_GIVEN REQUEST_
Starting at the line with "Output the LaTeX" and stopping at the line with "(0,0) rectangle (517,405);", repeat each line exactly. Include both and omit the rest.

* BEGIN RECORD EXCERPTS *

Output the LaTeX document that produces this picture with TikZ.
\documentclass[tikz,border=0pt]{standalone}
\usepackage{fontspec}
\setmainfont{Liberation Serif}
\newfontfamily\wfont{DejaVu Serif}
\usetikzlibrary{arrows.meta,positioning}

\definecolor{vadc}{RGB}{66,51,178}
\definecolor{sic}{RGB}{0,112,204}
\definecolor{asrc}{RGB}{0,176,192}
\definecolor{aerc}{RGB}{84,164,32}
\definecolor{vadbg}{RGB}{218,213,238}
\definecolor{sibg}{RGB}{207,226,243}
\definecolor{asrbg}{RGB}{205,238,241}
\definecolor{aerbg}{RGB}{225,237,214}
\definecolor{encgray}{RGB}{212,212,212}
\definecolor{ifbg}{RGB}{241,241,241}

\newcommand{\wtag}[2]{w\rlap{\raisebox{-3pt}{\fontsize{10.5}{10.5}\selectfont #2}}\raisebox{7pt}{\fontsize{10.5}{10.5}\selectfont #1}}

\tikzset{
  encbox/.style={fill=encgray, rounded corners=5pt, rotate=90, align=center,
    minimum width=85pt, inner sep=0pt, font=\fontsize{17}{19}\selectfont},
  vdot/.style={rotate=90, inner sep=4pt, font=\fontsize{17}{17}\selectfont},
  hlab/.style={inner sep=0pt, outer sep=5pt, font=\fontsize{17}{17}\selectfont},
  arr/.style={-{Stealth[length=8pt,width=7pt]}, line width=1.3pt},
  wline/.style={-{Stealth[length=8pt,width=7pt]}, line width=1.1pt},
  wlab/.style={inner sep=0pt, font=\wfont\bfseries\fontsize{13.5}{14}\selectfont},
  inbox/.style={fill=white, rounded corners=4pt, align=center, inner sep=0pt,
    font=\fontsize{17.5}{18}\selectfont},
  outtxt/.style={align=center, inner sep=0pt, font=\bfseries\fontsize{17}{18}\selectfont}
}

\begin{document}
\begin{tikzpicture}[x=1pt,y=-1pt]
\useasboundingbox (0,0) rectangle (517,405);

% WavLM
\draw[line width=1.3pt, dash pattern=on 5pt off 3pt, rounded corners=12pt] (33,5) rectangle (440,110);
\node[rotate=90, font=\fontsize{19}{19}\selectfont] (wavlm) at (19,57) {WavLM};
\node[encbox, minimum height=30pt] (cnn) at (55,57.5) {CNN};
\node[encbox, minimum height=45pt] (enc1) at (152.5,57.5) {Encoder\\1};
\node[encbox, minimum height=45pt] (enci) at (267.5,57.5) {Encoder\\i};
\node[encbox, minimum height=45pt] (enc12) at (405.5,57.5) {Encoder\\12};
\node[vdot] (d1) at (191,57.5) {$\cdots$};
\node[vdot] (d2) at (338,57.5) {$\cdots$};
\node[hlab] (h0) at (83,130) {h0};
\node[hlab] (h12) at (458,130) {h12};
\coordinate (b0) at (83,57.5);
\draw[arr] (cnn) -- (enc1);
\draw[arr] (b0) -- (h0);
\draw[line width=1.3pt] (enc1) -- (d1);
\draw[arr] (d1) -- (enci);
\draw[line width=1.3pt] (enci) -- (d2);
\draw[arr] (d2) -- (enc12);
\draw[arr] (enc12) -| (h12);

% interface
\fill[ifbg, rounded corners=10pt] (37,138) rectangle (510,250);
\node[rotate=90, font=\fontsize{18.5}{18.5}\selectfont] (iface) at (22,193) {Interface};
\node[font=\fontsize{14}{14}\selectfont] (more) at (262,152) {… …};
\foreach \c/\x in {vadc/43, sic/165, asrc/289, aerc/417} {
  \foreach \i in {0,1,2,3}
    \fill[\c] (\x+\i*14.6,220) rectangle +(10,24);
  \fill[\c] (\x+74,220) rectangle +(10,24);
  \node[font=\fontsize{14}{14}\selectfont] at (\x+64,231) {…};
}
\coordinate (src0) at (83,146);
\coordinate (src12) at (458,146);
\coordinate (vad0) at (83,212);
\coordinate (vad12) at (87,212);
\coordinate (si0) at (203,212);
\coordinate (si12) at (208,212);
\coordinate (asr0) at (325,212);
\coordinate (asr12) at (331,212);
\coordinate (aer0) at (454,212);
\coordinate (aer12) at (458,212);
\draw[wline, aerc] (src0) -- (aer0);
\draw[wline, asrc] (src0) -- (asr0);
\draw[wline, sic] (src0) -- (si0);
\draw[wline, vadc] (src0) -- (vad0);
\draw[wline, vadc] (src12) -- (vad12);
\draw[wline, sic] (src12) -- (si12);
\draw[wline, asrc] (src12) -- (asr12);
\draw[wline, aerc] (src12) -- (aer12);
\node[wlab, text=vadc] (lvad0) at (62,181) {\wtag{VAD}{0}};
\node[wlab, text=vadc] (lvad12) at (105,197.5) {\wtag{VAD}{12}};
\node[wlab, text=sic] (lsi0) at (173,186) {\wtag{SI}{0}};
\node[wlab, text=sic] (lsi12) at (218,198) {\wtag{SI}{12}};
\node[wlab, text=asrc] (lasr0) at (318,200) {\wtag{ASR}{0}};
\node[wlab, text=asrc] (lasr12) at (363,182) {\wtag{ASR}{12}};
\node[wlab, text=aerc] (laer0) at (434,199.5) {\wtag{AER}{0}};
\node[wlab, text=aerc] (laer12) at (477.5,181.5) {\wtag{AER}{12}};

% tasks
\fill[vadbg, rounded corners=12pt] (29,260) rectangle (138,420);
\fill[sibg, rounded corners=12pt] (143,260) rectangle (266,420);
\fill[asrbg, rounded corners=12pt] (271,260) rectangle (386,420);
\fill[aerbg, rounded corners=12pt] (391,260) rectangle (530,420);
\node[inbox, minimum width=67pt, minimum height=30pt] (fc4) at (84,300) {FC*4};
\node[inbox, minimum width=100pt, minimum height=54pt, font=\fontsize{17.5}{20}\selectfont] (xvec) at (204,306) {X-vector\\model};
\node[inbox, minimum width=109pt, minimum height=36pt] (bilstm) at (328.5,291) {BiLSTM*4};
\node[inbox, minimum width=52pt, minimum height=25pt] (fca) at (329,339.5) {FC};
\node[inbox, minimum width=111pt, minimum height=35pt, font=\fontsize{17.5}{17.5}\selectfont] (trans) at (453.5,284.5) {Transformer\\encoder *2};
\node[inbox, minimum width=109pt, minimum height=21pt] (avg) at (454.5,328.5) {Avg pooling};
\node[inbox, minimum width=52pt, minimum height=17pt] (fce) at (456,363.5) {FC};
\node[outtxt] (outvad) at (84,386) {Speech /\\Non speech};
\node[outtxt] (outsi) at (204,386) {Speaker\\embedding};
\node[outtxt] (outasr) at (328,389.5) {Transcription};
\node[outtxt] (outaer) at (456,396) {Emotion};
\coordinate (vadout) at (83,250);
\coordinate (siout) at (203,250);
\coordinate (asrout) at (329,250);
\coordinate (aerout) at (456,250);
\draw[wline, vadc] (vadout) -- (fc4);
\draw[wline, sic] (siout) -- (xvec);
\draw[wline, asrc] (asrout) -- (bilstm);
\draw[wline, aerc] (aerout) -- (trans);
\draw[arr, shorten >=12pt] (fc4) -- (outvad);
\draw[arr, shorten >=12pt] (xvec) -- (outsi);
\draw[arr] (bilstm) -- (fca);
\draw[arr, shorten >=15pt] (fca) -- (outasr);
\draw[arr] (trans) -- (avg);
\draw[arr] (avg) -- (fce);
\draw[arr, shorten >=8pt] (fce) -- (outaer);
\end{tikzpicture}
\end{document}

* END RECORD EXCERPTS *
* BEGIN RECORD EXCERPTS *

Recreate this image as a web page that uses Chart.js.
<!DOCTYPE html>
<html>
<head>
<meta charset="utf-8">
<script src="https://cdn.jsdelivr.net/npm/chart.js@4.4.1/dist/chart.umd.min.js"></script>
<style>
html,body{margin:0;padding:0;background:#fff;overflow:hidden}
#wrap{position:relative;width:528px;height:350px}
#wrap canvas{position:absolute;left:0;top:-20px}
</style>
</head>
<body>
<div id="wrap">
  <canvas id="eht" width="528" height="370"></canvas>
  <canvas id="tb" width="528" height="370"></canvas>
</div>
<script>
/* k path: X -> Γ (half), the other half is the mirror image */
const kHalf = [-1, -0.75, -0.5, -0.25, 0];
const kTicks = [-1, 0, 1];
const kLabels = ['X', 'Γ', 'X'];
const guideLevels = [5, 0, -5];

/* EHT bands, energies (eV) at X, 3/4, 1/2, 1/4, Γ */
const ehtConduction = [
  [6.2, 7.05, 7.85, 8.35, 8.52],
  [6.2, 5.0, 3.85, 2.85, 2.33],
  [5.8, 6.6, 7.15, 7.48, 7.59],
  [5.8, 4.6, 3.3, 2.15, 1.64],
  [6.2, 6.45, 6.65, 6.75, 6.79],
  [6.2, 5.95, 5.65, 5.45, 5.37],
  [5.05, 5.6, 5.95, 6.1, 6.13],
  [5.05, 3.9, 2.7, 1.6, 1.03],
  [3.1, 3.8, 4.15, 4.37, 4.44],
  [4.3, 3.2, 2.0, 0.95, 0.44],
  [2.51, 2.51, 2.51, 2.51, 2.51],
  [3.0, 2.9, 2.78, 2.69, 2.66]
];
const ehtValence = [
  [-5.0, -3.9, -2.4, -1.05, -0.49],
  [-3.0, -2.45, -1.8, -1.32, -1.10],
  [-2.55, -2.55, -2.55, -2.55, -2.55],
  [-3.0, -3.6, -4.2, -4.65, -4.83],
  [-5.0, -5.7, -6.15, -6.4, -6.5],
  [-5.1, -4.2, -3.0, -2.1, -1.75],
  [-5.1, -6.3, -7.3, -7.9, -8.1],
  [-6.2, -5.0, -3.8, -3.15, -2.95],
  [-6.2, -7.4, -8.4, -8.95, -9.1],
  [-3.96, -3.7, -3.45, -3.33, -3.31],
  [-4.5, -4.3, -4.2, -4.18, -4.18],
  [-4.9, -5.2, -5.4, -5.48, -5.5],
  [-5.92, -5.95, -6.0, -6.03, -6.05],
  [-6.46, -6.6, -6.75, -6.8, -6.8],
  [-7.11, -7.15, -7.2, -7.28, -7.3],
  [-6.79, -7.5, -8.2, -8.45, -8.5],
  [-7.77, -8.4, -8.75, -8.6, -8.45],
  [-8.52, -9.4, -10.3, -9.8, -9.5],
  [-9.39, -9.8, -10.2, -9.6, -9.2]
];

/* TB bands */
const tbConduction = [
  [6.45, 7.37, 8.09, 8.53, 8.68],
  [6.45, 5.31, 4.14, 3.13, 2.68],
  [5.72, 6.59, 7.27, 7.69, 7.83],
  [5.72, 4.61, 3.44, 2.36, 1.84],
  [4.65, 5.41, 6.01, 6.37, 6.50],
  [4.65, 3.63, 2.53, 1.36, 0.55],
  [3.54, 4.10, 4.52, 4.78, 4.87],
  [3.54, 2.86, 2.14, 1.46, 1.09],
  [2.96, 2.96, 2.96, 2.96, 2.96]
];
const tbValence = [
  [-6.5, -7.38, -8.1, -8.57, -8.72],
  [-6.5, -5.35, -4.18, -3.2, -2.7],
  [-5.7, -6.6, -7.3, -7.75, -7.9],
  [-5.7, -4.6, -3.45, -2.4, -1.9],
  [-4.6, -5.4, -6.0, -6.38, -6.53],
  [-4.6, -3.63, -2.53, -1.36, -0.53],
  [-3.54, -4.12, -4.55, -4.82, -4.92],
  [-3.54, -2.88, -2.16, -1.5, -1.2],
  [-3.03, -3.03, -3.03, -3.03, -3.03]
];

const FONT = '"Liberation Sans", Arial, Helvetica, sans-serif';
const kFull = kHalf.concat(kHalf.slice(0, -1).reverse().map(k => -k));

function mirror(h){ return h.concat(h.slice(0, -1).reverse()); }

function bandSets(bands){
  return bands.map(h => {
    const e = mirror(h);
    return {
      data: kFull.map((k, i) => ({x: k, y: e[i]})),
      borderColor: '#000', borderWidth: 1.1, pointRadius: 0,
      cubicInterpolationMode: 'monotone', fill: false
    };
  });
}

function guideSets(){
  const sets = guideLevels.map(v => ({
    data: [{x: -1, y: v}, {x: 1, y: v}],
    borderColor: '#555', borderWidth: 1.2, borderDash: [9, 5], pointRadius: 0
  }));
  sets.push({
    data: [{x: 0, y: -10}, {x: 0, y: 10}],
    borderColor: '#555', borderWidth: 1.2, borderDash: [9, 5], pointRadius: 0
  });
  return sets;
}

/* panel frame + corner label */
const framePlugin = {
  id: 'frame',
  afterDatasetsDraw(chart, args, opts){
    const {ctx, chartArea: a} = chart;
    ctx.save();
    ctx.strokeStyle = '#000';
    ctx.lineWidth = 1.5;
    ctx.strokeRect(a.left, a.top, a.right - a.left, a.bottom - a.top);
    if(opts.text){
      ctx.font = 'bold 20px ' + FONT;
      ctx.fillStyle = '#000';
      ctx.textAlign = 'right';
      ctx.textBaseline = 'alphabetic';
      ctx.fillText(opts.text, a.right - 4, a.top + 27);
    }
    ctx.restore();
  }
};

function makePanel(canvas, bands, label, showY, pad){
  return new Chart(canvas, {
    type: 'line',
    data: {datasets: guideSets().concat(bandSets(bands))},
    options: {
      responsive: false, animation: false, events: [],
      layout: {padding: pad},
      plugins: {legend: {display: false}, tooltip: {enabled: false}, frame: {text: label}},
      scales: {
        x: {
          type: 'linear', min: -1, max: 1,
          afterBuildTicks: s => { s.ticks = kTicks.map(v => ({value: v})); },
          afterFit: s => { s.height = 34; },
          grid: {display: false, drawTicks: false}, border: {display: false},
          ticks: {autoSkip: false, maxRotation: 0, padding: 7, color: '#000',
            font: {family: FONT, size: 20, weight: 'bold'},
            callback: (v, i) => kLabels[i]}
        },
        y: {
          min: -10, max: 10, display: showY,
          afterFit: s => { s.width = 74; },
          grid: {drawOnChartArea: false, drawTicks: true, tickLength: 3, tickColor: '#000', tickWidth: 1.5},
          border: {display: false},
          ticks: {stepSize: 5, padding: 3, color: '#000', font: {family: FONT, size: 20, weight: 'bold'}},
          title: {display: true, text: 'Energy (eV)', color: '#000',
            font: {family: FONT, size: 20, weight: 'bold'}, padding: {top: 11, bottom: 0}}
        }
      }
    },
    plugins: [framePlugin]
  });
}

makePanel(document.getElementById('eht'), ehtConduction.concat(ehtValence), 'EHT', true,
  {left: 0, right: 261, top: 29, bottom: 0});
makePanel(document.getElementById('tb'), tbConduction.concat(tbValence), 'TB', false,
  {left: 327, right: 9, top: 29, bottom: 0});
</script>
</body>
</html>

* END RECORD EXCERPTS *
* BEGIN RECORD EXCERPTS *

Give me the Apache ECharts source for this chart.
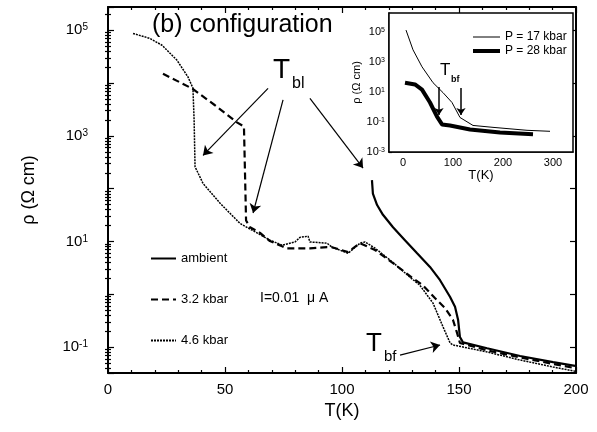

* END RECORD EXCERPTS *

_SOLUTION TO THE PROBLEM_
Output the LaTeX document that produces this picture with TikZ.
\documentclass[tikz,border=0pt]{standalone}
\usepackage{fontspec}
\setmainfont{Liberation Serif}
\newfontfamily\wfont{DejaVu Serif}
\usetikzlibrary{arrows.meta,positioning}

\definecolor{vadc}{RGB}{66,51,178}
\definecolor{sic}{RGB}{0,112,204}
\definecolor{asrc}{RGB}{0,176,192}
\definecolor{aerc}{RGB}{84,164,32}
\definecolor{vadbg}{RGB}{218,213,238}
\definecolor{sibg}{RGB}{207,226,243}
\definecolor{asrbg}{RGB}{205,238,241}
\definecolor{aerbg}{RGB}{225,237,214}
\definecolor{encgray}{RGB}{212,212,212}
\definecolor{ifbg}{RGB}{241,241,241}

\newcommand{\wtag}[2]{w\rlap{\raisebox{-3pt}{\fontsize{10.5}{10.5}\selectfont #2}}\raisebox{7pt}{\fontsize{10.5}{10.5}\selectfont #1}}

\tikzset{
  encbox/.style={fill=encgray, rounded corners=5pt, rotate=90, align=center,
    minimum width=85pt, inner sep=0pt, font=\fontsize{17}{19}\selectfont},
  vdot/.style={rotate=90, inner sep=4pt, font=\fontsize{17}{17}\selectfont},
  hlab/.style={inner sep=0pt, outer sep=5pt, font=\fontsize{17}{17}\selectfont},
  arr/.style={-{Stealth[length=8pt,width=7pt]}, line width=1.3pt},
  wline/.style={-{Stealth[length=8pt,width=7pt]}, line width=1.1pt},
  wlab/.style={inner sep=0pt, font=\wfont\bfseries\fontsize{13.5}{14}\selectfont},
  inbox/.style={fill=white, rounded corners=4pt, align=center, inner sep=0pt,
    font=\fontsize{17.5}{18}\selectfont},
  outtxt/.style={align=center, inner sep=0pt, font=\bfseries\fontsize{17}{18}\selectfont}
}

\begin{document}
\begin{tikzpicture}[x=1pt,y=-1pt]
\useasboundingbox (0,0) rectangle (517,405);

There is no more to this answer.